- Born: 27 February 1917 Sydney, New South Wales, Australia
- Died: 9 December 2012 (aged 95)
- Education: University of Sydney
- Writing career
- Notable work: Life with the Middletons
- Notable awards: Walkley Award (1966)

= Ailsa Craig (journalist) =

Australian journalist and writer

Ailsa Craig (27 February 1917 – 9 December 2012) was an Australian journalist and writer.

==Biography==
Craig was born in Sydney on 27 February 1917. Her publican father died when she was two. She was educated at the University of Sydney, graduating with first-class honours which led to her employment at the university as a demonstrator in zoology.

The rights to her novel, If Blood Should Stain the Wattle, were bought for £150 by The Sydney Morning Herald. Described as "told with quiet, but compelling power in the manner of Daphne du Maurier", it was serialised by that paper in April 1947. Following its publication as a book in 1947, it was later serialised on ABC Radio. She then wrote a radio serial, The Intruder, for 2UW.

She became a cadet journalist with The Australian Women's Weekly, then moved to The Sydney Morning Herald and was their London correspondent from 1954 to 1957 and is "believed to be the first woman to hold the position".

Back in Australia, in 1957, she joined Woman's Day where she worked until 1976, in a number of roles including news editor and feature writer. In the latter role, she won a Walkley Award for Best Magazine Feature Story (Non-Fiction) in 1966.
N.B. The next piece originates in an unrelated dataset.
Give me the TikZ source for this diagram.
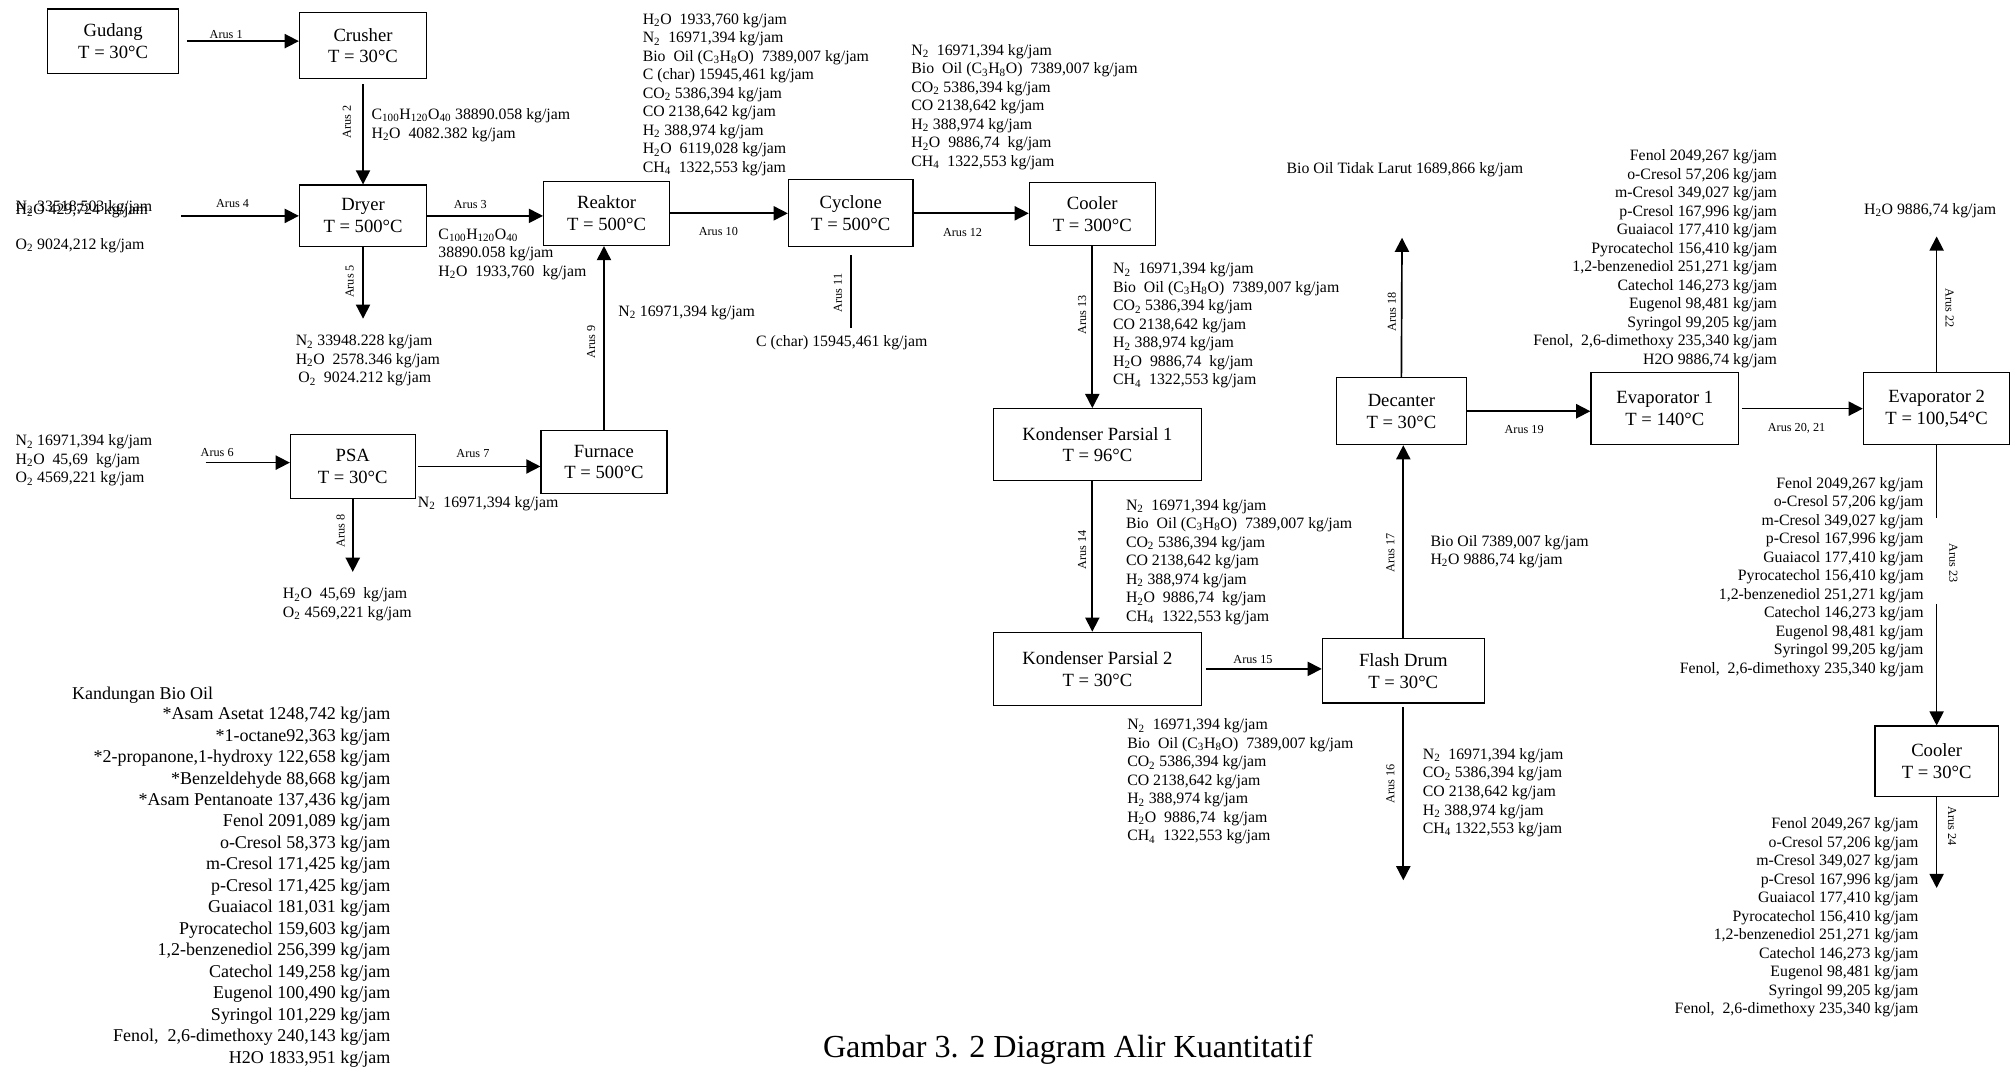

Her 1974 book, Australia Album, was published as a tribute to Lillian Roxon. She edited the compilation of photographs and wrote stories associated with them.

== Works ==

- If Blood Should Stain the Wattle, 1947 novel
- Australia Album: The Past in Pictures, 1974

== Death ==
Craig died on 9 December 2012, survived by her daughter and two sons and their families.